Hockett argued that monetary authorities, by offering an alternative to the likes of Bitcoin and Ethereum, can isolate what works well with private cryptocurrencies, such as security and speed of payment, while nixing the negative elements, such as a lack of accountability. 
"The central banks are trying to come up with the means of satisfying the legitimate demands of those who are attracted to crypto, while at the same time not allowing for the development of a private sector space that basically serves as a giant safe haven for crime," he said. 
A similar process has played out before in U.S. history, Hockett explained. Prior to the 1860s, paper currency was issued by private banking companies. This created a situation in which people used to carry around notes from multiple banks, and any proprietor who wanted to accept those notes had to cross-reference their value to determine what the buyer owed. 
It was a messy, fraud-ridden system, but it all changed during the Civil War when Congress passed a series of bills creating the Greenback dollar — a federally-issued national currency — that eventually made the privately-issued "wildcat currencies" obsolete. 
Hockett, a champion of central bank digital currencies, said that ideally a similar phasing out of private cryptocurrencies would take place today. 
"The preference is that you simply drive the private sector cryptos out of business automatically just by offering the public alternatives, because the public option will be superior in every way, if for no other reason than it would be universal and free," he said. 

More Money, More Regs 

But some argue that the need to regulate private cryptocurrencies won't disappear overnight, even if a digital dollar or yuan is widely adopted. 
"The increased scrutiny that we're seeing isn't necessarily related to the CBDC [central bank digital currencies] specifically, but more so the uptick in broad adoption, whether you're talking about retail or institutional engagement," said Amy Davine Kim, chief policy officer for the Chamber of Digital Commerce, which has pushed for greater adoption of blockchain technology. 
Kim stressed that she sees efforts to regulate existing cryptocurrencies and the push to roll out government-backed digital money as related, but ultimately independent, trends. 
"I view it as a confluence of events that we were anticipating for some time," she said, especially in light of what she sees as the Biden administration's more aggressive approach to regulation. 

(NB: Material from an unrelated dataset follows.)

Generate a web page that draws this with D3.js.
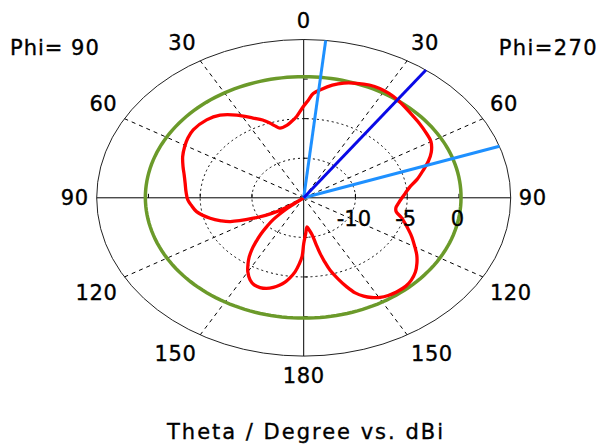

She also cautioned against governments cracking down too hard on the private crypto space, as it's been a source of innovation that could serve future government adoption. 
Regardless, more regulations are likely on the horizon. Even long-time proponents of crypto are starting to call for targeted interventions from government authorities. 
"If cryptocurrencies continue to grow, they have to be regulated, and this regulation has to become more and more sophisticated," said George Bachiashvili, CEO of the venture capital firm Mission Gate and an early crypto investor. "Otherwise we'll have a lot of scams."
However, Bachiashvili stressed that the recent regulatory measures, from China in particular, are not the comprehensive crackdowns many have made them out to be, but rather an understandable push to reign in a market that has ballooned in size. 
"They are not really cracking down on the cryptocurrencies," he said of China. "They are trying to stop the capital flight. That's why there's no outright ban on cryptocurrencies."